- _Given request_: Repeat the lines below exactly as they appear, but leave out the images.

* BEGIN *

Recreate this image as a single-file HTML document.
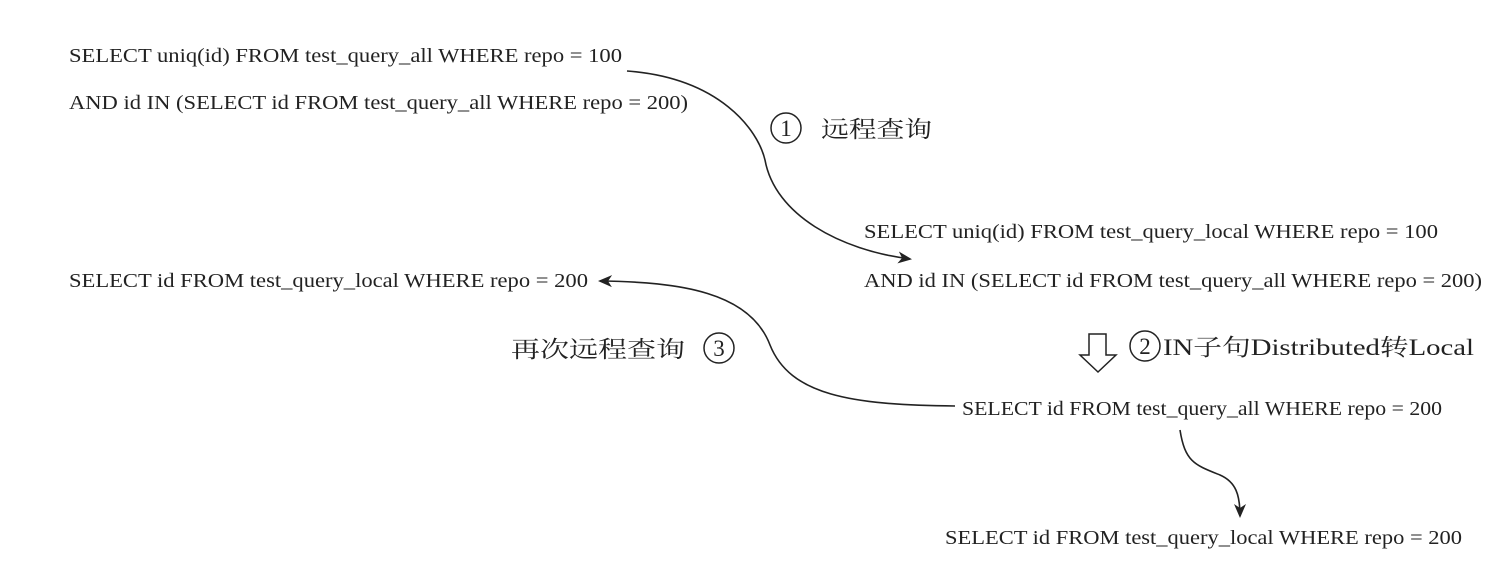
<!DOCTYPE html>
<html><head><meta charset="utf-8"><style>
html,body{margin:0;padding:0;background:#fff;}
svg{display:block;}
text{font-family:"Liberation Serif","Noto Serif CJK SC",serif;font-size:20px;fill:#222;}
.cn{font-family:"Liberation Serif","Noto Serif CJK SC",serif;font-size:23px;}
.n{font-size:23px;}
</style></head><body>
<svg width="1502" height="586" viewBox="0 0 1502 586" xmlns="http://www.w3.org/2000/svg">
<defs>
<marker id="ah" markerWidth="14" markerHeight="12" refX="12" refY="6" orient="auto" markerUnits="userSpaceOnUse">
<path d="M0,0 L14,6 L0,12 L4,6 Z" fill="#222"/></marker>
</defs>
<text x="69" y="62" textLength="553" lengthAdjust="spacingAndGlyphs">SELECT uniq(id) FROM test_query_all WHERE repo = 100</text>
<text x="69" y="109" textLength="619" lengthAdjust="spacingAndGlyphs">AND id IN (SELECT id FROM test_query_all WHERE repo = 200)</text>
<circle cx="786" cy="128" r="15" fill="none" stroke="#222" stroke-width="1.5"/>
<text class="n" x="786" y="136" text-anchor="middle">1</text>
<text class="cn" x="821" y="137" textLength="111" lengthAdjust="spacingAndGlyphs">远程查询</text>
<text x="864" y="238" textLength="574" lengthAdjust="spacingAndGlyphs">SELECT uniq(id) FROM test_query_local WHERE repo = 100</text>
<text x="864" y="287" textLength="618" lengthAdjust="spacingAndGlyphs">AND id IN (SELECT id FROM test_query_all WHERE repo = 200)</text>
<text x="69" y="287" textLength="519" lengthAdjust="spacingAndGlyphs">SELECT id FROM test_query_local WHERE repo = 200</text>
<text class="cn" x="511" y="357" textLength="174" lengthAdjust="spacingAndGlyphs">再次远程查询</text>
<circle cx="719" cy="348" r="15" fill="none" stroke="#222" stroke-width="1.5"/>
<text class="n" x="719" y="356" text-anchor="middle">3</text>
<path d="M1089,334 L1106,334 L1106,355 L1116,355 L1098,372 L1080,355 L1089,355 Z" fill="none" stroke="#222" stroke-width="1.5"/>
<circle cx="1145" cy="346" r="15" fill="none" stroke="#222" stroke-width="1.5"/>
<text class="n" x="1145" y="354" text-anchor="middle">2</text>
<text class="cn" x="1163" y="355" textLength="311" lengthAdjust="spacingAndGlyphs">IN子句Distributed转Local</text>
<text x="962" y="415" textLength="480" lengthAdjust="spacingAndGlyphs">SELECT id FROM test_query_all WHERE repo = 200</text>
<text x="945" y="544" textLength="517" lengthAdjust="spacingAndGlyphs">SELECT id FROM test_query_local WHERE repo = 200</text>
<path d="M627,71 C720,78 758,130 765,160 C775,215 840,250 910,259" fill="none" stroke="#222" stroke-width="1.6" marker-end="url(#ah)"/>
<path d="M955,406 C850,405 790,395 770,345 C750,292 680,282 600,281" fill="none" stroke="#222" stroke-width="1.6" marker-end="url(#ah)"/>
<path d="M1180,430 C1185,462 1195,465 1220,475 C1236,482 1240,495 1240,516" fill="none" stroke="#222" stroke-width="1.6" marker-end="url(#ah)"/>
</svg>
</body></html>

* END *

- _Completed task_:
Recreate this image as a single-file HTML document.
<!DOCTYPE html>
<html><head><meta charset="utf-8"><style>
html,body{margin:0;padding:0;background:#fff;}
svg{display:block;}
text{font-family:"Liberation Serif","Noto Serif CJK SC",serif;font-size:20px;fill:#222;}
.cn{font-family:"Liberation Serif","Noto Serif CJK SC",serif;font-size:23px;}
.n{font-size:23px;}
</style></head><body>
<svg width="1502" height="586" viewBox="0 0 1502 586" xmlns="http://www.w3.org/2000/svg">
<defs>
<marker id="ah" markerWidth="14" markerHeight="12" refX="12" refY="6" orient="auto" markerUnits="userSpaceOnUse">
<path d="M0,0 L14,6 L0,12 L4,6 Z" fill="#222"/></marker>
</defs>
<text x="69" y="62" textLength="553" lengthAdjust="spacingAndGlyphs">SELECT uniq(id) FROM test_query_all WHERE repo = 100</text>
<text x="69" y="109" textLength="619" lengthAdjust="spacingAndGlyphs">AND id IN (SELECT id FROM test_query_all WHERE repo = 200)</text>
<circle cx="786" cy="128" r="15" fill="none" stroke="#222" stroke-width="1.5"/>
<text class="n" x="786" y="136" text-anchor="middle">1</text>
<text class="cn" x="821" y="137" textLength="111" lengthAdjust="spacingAndGlyphs">远程查询</text>
<text x="864" y="238" textLength="574" lengthAdjust="spacingAndGlyphs">SELECT uniq(id) FROM test_query_local WHERE repo = 100</text>
<text x="864" y="287" textLength="618" lengthAdjust="spacingAndGlyphs">AND id IN (SELECT id FROM test_query_all WHERE repo = 200)</text>
<text x="69" y="287" textLength="519" lengthAdjust="spacingAndGlyphs">SELECT id FROM test_query_local WHERE repo = 200</text>
<text class="cn" x="511" y="357" textLength="174" lengthAdjust="spacingAndGlyphs">再次远程查询</text>
<circle cx="719" cy="348" r="15" fill="none" stroke="#222" stroke-width="1.5"/>
<text class="n" x="719" y="356" text-anchor="middle">3</text>
<path d="M1089,334 L1106,334 L1106,355 L1116,355 L1098,372 L1080,355 L1089,355 Z" fill="none" stroke="#222" stroke-width="1.5"/>
<circle cx="1145" cy="346" r="15" fill="none" stroke="#222" stroke-width="1.5"/>
<text class="n" x="1145" y="354" text-anchor="middle">2</text>
<text class="cn" x="1163" y="355" textLength="311" lengthAdjust="spacingAndGlyphs">IN子句Distributed转Local</text>
<text x="962" y="415" textLength="480" lengthAdjust="spacingAndGlyphs">SELECT id FROM test_query_all WHERE repo = 200</text>
<text x="945" y="544" textLength="517" lengthAdjust="spacingAndGlyphs">SELECT id FROM test_query_local WHERE repo = 200</text>
<path d="M627,71 C720,78 758,130 765,160 C775,215 840,250 910,259" fill="none" stroke="#222" stroke-width="1.6" marker-end="url(#ah)"/>
<path d="M955,406 C850,405 790,395 770,345 C750,292 680,282 600,281" fill="none" stroke="#222" stroke-width="1.6" marker-end="url(#ah)"/>
<path d="M1180,430 C1185,462 1195,465 1220,475 C1236,482 1240,495 1240,516" fill="none" stroke="#222" stroke-width="1.6" marker-end="url(#ah)"/>
</svg>
</body></html>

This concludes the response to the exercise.